Source code of charts:
▽

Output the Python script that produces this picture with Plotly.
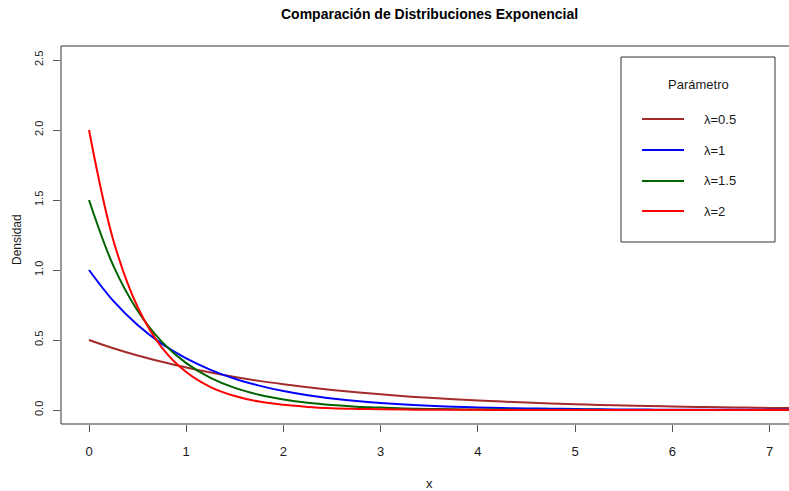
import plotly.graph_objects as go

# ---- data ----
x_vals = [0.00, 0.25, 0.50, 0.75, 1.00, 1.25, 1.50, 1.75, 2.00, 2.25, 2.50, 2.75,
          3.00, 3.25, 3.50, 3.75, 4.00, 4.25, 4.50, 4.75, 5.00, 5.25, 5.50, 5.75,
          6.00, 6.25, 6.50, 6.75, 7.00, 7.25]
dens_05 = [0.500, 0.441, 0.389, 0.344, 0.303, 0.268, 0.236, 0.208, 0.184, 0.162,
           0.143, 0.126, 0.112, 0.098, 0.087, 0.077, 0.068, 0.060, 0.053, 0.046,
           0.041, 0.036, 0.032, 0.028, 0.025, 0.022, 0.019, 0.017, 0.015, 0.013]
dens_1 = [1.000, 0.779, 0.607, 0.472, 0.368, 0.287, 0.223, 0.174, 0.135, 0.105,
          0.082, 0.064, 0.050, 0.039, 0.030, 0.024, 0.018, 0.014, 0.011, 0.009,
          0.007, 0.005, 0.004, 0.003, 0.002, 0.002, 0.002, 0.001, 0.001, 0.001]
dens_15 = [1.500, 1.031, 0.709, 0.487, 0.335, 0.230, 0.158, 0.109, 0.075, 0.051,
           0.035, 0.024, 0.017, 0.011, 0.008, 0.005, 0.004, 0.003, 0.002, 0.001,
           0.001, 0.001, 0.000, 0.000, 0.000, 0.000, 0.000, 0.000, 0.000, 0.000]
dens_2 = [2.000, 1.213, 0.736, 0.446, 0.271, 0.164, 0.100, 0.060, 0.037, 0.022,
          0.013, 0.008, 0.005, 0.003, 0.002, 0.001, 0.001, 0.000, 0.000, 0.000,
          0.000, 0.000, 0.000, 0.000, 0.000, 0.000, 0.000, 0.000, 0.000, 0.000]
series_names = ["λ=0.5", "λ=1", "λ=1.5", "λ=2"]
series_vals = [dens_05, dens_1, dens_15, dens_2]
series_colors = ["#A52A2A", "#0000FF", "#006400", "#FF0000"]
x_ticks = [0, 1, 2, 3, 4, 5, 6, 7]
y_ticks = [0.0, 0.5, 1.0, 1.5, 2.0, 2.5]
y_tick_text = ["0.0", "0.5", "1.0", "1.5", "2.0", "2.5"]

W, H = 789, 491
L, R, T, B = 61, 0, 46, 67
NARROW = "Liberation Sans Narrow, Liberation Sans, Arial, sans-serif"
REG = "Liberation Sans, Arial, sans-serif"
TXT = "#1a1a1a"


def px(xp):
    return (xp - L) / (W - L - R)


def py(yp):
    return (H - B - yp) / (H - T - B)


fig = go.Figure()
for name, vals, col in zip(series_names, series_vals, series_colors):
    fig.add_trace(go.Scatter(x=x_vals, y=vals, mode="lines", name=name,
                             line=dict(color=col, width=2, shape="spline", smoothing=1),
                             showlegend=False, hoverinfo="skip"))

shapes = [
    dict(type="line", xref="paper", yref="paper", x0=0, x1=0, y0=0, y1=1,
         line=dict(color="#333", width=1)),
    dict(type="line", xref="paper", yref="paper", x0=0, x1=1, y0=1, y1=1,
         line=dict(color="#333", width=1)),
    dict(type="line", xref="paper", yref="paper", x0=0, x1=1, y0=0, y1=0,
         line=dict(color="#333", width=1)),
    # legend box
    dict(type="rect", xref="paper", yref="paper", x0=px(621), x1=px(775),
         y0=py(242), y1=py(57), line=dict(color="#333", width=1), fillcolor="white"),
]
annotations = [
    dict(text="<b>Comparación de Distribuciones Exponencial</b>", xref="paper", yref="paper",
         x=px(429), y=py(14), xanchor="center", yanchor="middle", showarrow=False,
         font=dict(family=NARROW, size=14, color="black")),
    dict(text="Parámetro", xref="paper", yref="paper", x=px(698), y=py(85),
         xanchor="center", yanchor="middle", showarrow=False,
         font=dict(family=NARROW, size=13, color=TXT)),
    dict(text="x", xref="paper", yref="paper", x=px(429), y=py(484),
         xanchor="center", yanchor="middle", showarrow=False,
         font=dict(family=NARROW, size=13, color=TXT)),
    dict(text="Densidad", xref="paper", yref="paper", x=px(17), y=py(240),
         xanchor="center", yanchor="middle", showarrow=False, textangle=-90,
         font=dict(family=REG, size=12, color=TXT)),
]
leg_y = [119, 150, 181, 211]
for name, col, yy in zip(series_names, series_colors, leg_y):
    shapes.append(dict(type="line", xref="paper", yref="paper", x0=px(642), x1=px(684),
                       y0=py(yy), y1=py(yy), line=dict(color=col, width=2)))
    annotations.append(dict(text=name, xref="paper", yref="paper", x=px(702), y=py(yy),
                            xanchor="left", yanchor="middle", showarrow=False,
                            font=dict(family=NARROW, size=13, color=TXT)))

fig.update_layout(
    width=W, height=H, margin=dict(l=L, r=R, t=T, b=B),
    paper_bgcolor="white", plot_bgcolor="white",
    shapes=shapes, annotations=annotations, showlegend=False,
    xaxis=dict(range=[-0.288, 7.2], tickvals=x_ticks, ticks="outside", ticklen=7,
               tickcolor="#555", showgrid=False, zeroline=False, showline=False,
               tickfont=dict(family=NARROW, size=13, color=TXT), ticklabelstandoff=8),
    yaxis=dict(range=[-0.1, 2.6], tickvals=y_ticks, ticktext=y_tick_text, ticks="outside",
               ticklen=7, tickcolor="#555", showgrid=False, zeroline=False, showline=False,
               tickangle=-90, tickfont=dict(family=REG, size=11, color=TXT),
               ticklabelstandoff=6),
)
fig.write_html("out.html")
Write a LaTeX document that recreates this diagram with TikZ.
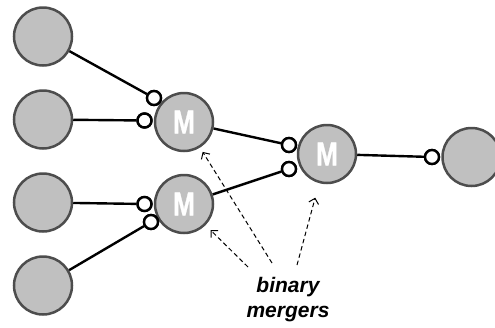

△

**WORK TO DO:** Can the lines from the start of the records through the line with "import plotly.graph_objects as go" be given again exactly, with the pictures left out?

**OUTPUT OF THE TASK:**
Output the Python script that produces this picture with Plotly.
import plotly.graph_objects as go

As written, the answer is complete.